In the test case now headed for the Supreme Court, the buyers entered into the project’s “secured” lease structure. Leases, in this case for apartments, were registered several years ago.
The lessees filed a civil case against the developer of the project in the Civil Court to protect their leasehold rights. Neither the buyers nor the developer argued that the leases were not valid. Quite the contrary: they both relied on provisions of the leases to support their respective arguments.
However, the court decided on its own that the leases – when considered in light of the share-sale-and-purchase agreement for the shares that control the Thai company that owns the developer’s land/apartments – were actually fictitious agreements made to conceal what the parties had actually agreed: to sell and buy the relevant real estate.
“Section 155 of the Civil and Commercial Code provides that if two parties enter a fictitious agreement in order to conceal their real agreement, the fictitious agreement is void,” Mr Kippen explained. “It goes on to state that although the fictitious agreement is void, the hidden agreement that the parties actually made must then be evaluated under the provisions applicable to it.”

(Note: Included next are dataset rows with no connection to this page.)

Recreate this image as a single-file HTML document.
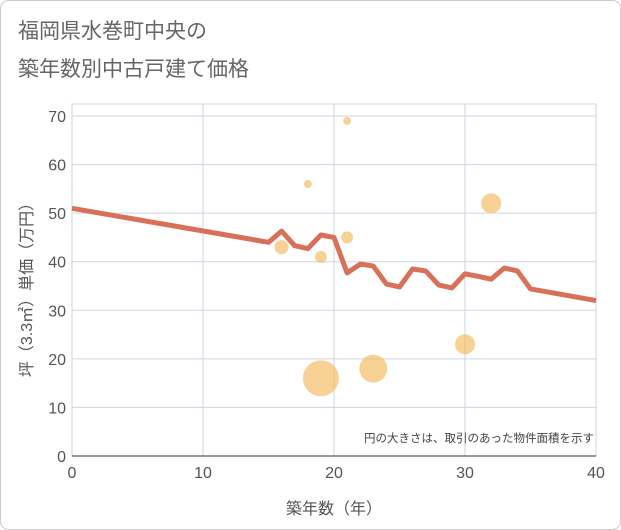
<!DOCTYPE html>
<html><head><meta charset="utf-8"><style>
body{margin:0;background:#fff;}
svg{display:block;font-family:"Liberation Sans","Noto Sans CJK JP",sans-serif;}
</style></head><body>
<svg width="621" height="530" viewBox="0 0 621 530">
<rect x="0.5" y="0.5" width="620" height="529" rx="8" fill="#fff" stroke="#ccc"/>
<text x="18" y="38" font-size="21" fill="#666">福岡県水巻町中央の</text>
<text x="18" y="76" font-size="21" fill="#666">築年数別中古戸建て価格</text>
<g id="grid"></g>
<g id="bubbles"></g>
<g id="line"></g>
<g id="axes"></g>
<text x="594" y="442" font-size="11.5" fill="#444" text-anchor="end">円の大きさは、取引のあった物件面積を示す</text>
<text x="334" y="514" font-size="16" fill="#555" text-anchor="middle">築年数（年）</text>
<text transform="translate(32,286) rotate(-90)" font-size="16" fill="#555" text-anchor="middle">坪（3.3㎡）単価（万円）</text>
</svg>
<script>
const xTicks=[0,10,20,30,40];
const yTicks=[0,10,20,30,40,50,60,70];
const lineX=[0,15,16,17,18,19,20,21,22,23,24,25,26,27,28,29,30,31,32,33,34,35,40];
const lineY=[51,44,46.3,43.3,42.7,45.5,45,37.7,39.5,39.1,35.4,34.8,38.5,38.1,35.2,34.6,37.5,37,36.4,38.7,38.1,34.4,32];
const bubX=[16,18,19,19,21,21,23,30,32];
const bubY=[43,56,41,16,69,45,18,23,52];
const bubR=[7,4,6,18,4,6,14,10,10];
const ns="http://www.w3.org/2000/svg";
const X0=72,X1=596,Y0=456,Y1=116;
const sx=v=>X0+(v-0)/40*(X1-X0);
const sy=v=>Y0-(v/70)*(Y0-Y1);
function mk(t,a,p){const e=document.createElementNS(ns,t);for(const k in a)e.setAttribute(k,a[k]);p.appendChild(e);return e;}
const g=document.getElementById('grid'),ax=document.getElementById('axes');
mk('rect',{x:X0,y:104,width:X1-X0,height:Y0-104,fill:'none',stroke:'#ccd6e0'},g);
xTicks.forEach(v=>{const l=mk('line',{x1:sx(v),x2:sx(v),y1:104,y2:Y0,stroke:'#ccd6e0'},g);

const t=mk('text',{x:sx(v),y:478,'font-size':16,fill:'#555','text-anchor':'middle'},ax);t.textContent=v;
});
yTicks.forEach(v=>{const l=mk('line',{x1:X0,x2:X1,y1:sy(v),y2:sy(v),stroke:'#ccd6e0'},g);

const t=mk('text',{x:66,y:sy(v)+6,'font-size':16,fill:'#555','text-anchor':'end'},ax);t.textContent=v;
});
mk('line',{x1:X0,x2:X1,y1:Y0,y2:Y0,stroke:'#333'},ax);
const b=document.getElementById('bubbles');
bubX.forEach((v,i)=>{const c=mk('circle',{cx:sx(v),cy:sy(bubY[i]),r:bubR[i],fill:'#f5b95a','fill-opacity':0.65},b);
});
const pts=lineX.map((v,i)=>sx(v)+','+sy(lineY[i])).join(' ');
const pl=mk('polyline',{points:pts,fill:'none',stroke:'#d9705a','stroke-width':5,'stroke-linejoin':'round'},document.getElementById('line'));

</script>
</body></html>
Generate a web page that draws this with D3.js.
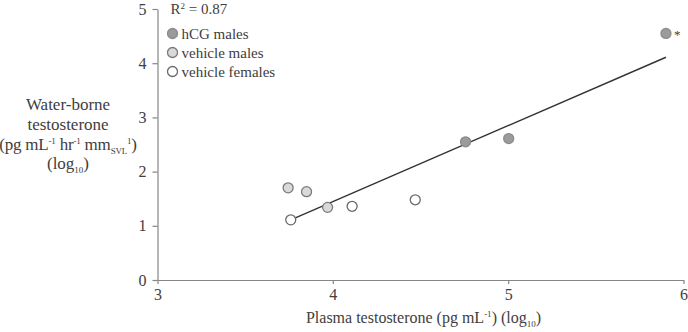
<!DOCTYPE html>
<html>
<head>
<meta charset="utf-8">
<script src="https://cdn.jsdelivr.net/npm/d3@7"></script>
<style>
  body { margin: 0; background: #fff; }
  svg text { font-family: "Liberation Serif", "DejaVu Serif", serif; fill: #404040; }
</style>
</head>
<body>
<div id="chart"></div>
<script>
// data (log10 values)
let groups = ["hCG males", "vehicle males", "vehicle females"];
let hcgX = [4.757, 5.003, 5.90];
let hcgY = [2.55, 2.61, 4.55];
let vehMaleX = [3.745, 3.85, 3.97];
let vehMaleY = [1.70, 1.63, 1.34];
let vehFemaleX = [3.76, 4.11, 4.47];
let vehFemaleY = [1.11, 1.36, 1.48];
let fitX = [3.76, 5.90];
let fitY = [1.11, 4.11];
let xTicks = [3, 4, 5, 6];
let yTicks = [0, 1, 2, 3, 4, 5];

let fills = {"hCG males": "#9b9b9b", "vehicle males": "#d9d9d9", "vehicle females": "#ffffff"};
let strokes = {"hCG males": "#8c8c8c", "vehicle males": "#7a7a7a", "vehicle females": "#6a6a6a"};

let points = [];
hcgX.forEach((x, i) => points.push({g: "hCG males", x: x, y: hcgY[i]}));
vehMaleX.forEach((x, i) => points.push({g: "vehicle males", x: x, y: vehMaleY[i]}));
vehFemaleX.forEach((x, i) => points.push({g: "vehicle females", x: x, y: vehFemaleY[i]}));

let W = 688, H = 332;
let margin = {top: 9, right: 4.5, bottom: 52, left: 157.5},
    width = W - margin.left - margin.right,
    height = H - margin.top - margin.bottom;

let svg = d3.select("#chart").append("svg")
    .attr("width", W)
    .attr("height", H)
    .append("g")
    .attr("transform", "translate(" + margin.left + "," + margin.top + ")");

let x = d3.scaleLinear().domain([3, 6]).range([0, width]);
let y = d3.scaleLinear().domain([0, 5]).range([height, 0]);

// AXES
let xAxisGroup = svg.append("g")
    .attr("class", "x-axis axis")
    .attr("transform", "translate(0," + height + ")")
    .call(d3.axisBottom(x).tickValues(xTicks).tickFormat(d3.format("d"))
        .tickSize(4).tickSizeOuter(0).tickPadding(5));

let yAxisGroup = svg.append("g")
    .attr("class", "y-axis axis")
    .call(d3.axisLeft(y).tickValues(yTicks).tickFormat(d3.format("d"))
        .tickSize(5).tickSizeOuter(0).tickPadding(6));

svg.selectAll(".axis text")
    .style("font-size", "16px")
    .style("font-family", "Liberation Serif, serif")
    .attr("fill", "#4a4a4a");
svg.selectAll(".axis path, .axis line").attr("stroke", "#868686").attr("stroke-width", 1.2);

// regression line
svg.append("line")
    .attr("x1", x(fitX[0])).attr("y1", y(fitY[0]))
    .attr("x2", x(fitX[1])).attr("y2", y(fitY[1]))
    .attr("stroke", "#333")
    .attr("stroke-width", 1.4);

// points
svg.selectAll(".dot")
    .data(points)
    .enter()
    .append("circle")
    .attr("class", "dot")
    .attr("cx", d => x(d.x))
    .attr("cy", d => y(d.y))
    .attr("r", 5)
    .attr("fill", d => fills[d.g])
    .attr("stroke", d => strokes[d.g])
    .attr("stroke-width", 1.3);

// asterisk on the top point
svg.append("text")
    .attr("x", x(hcgX[2]) + 8)
    .attr("y", y(hcgY[2]) + 6)
    .style("font-size", "13px")
    .text("*");

// R squared
let r2 = svg.append("text")
    .attr("x", 13)
    .attr("y", 5)
    .style("font-size", "15px");
r2.append("tspan").text("R");
r2.append("tspan").attr("dy", -5).style("font-size", "9px").text("2");
r2.append("tspan").attr("dy", 5).text(" = 0.87");

// legend
let legend = svg.selectAll(".legend")
    .data(groups)
    .enter()
    .append("g")
    .attr("class", "legend")
    .attr("transform", (d, i) => "translate(15," + (24.5 + i * 19) + ")");

legend.append("circle")
    .attr("r", 5)
    .attr("fill", d => fills[d])
    .attr("stroke", d => strokes[d])
    .attr("stroke-width", 1.3);

legend.append("text")
    .attr("x", 9)
    .attr("y", 5)
    .style("font-size", "15px")
    .text(d => d);

// x title
let xt = svg.append("text")
    .attr("x", width / 2 + 3)
    .attr("y", height + 43)
    .attr("text-anchor", "middle")
    .style("font-size", "16px");
xt.append("tspan").text("Plasma testosterone (pg mL");
xt.append("tspan").attr("dy", -6).style("font-size", "9px").text("-1");
xt.append("tspan").attr("dy", 6).text(") (log");
xt.append("tspan").attr("dy", 4).style("font-size", "9px").text("10");
xt.append("tspan").attr("dy", -4).text(")");

// y title (horizontal, left of axis)
let yt = svg.append("g").attr("transform", "translate(" + (68 - margin.left) + ",0)");
let ylines = [110, 129.5, 150, 169];
yt.append("text").attr("y", ylines[0] - margin.top).attr("text-anchor", "middle")
    .style("font-size", "17px").text("Water-borne");
yt.append("text").attr("y", ylines[1] - margin.top).attr("text-anchor", "middle")
    .style("font-size", "17px").text("testosterone");
let l3 = yt.append("text").attr("y", ylines[2] - margin.top).attr("text-anchor", "middle")
    .style("font-size", "17px").attr("letter-spacing", "-0.2");
l3.append("tspan").text("(pg mL");
l3.append("tspan").attr("dy", -6).style("font-size", "9px").text("-1");
l3.append("tspan").attr("dy", 6).text(" hr");
l3.append("tspan").attr("dy", -6).style("font-size", "9px").text("-1");
l3.append("tspan").attr("dy", 6).text(" mm");
l3.append("tspan").attr("dy", 4).style("font-size", "9px").text("SVL");
l3.append("tspan").attr("dy", -10).style("font-size", "9px").text("1");
l3.append("tspan").attr("dy", 6).text(")");
let l4 = yt.append("text").attr("y", ylines[3] - margin.top).attr("text-anchor", "middle")
    .style("font-size", "17px");
l4.append("tspan").text("(log");
l4.append("tspan").attr("dy", 4).style("font-size", "9px").text("10");
l4.append("tspan").attr("dy", -4).text(")");
</script>
</body>
</html>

“In this case, the courts ruled that the parties had entered into fictitious lease agreements through the ‘secured’ lease structure and had done so in order to hide their actual agreement to sell and buy the properties.”
The court, he said, decided this meant that the leases were void and that the provisions of Section 456 of the Criminal Code applied to the “real” sale and purchase agreements.
Section 456 provides, in pertinent part, that “a sale of immovable property is void unless it is made in writing and registered by the competent official.”
The court then concluded that since these sales were not made in writing nor registered with the competent official, they too were void.
This ruling, by a sole trial court judge, was then appealed to a three-judge appeal court panel. The Appellate Court confirmed the trial court’s decision on the very same factual and legal grounds as the trial court outlined above:
“Taking these new decisions into account the ‘secured’ lease not only does little if anything to address the very real insecurity that your long-term lease will not be renewed, but it also could have the disastrous consequence that your current lease could be considered legally void,” Mr Kippen said.
“And according to these courts’ analysis, anyone who has already invested or is considering investing in such a structure is facing the immediate loss of the investment.”
The good news, he said, is that secured leases can be restructured to provide actual long-term lease security legally and without any downside to the developer by securing the pre-paid renewal terms with a mortgage over the land involved.
“It is a simple and straightforward legal structure that provides security for the investor. A current ‘secured’ lease can be restructured into this better and genuinely secure alternative, before it is too late.”